If you are late or the frost struck
Rescue tactics that still save value
Fruits lightly nipped by frost should be eaten within a week. Trim blemishes, roast in wedges, and freeze the cooked flesh for later. Purée freezes well in tubs for soups and bakes. Severely soft fruit belongs on the compost heap; do not risk storing it beside sound produce.
Extra pointers that stretch your harvest
Small adjustments, big returns
A cheap digital thermometer helps you pick the right storage nook in a shed, spare room or loft. A wooden slat or wire rack under the fruits keeps air moving. Label each fruit with harvest date and variety so you eat the shorter keepers first. If you grow on heavy soil, lay slate or tiles under fruits as soon as they set; the rind will stay clean and cure faster later.
For next season, try staggering varieties by keeping quality. One plant of acorn for October meals, two of butternut for winter, and one Hubbard for late spring sees most households through. Feed vines well early, then ease watering as fruits mature to help the rind harden. A little planning turns that single stem detail—the corky handle—into months of reliable, flavour-packed suppers.

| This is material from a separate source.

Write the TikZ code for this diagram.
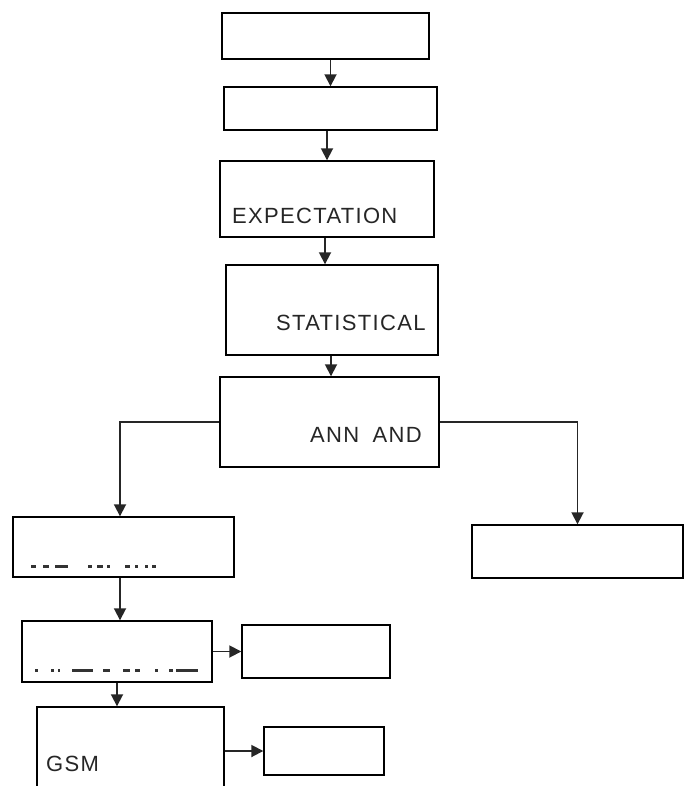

Brilliant breakdown. I’ve grown squash for years and always guessed harvest by size—no wonder some went mushy by December. The corky-stem cue plus the 14‑day cure is the missing piece. Loved the practical bits (don’t wash, don’t carry by the stem, angle the cut). I’m definitly labeling fruits with harvest dates this time and trying a wire rack to boost airflow. Thanks for making this so actionable!
Is there actual data behind leaving a 5 cm handle? Why not 2–3 cm or even 7–8? Does infeciton risk scale with stem length, or is it just a handling convenience? I’ve cut shorter for years with few losses, but maybe I’ve been lucky—curious if you’ve got sources.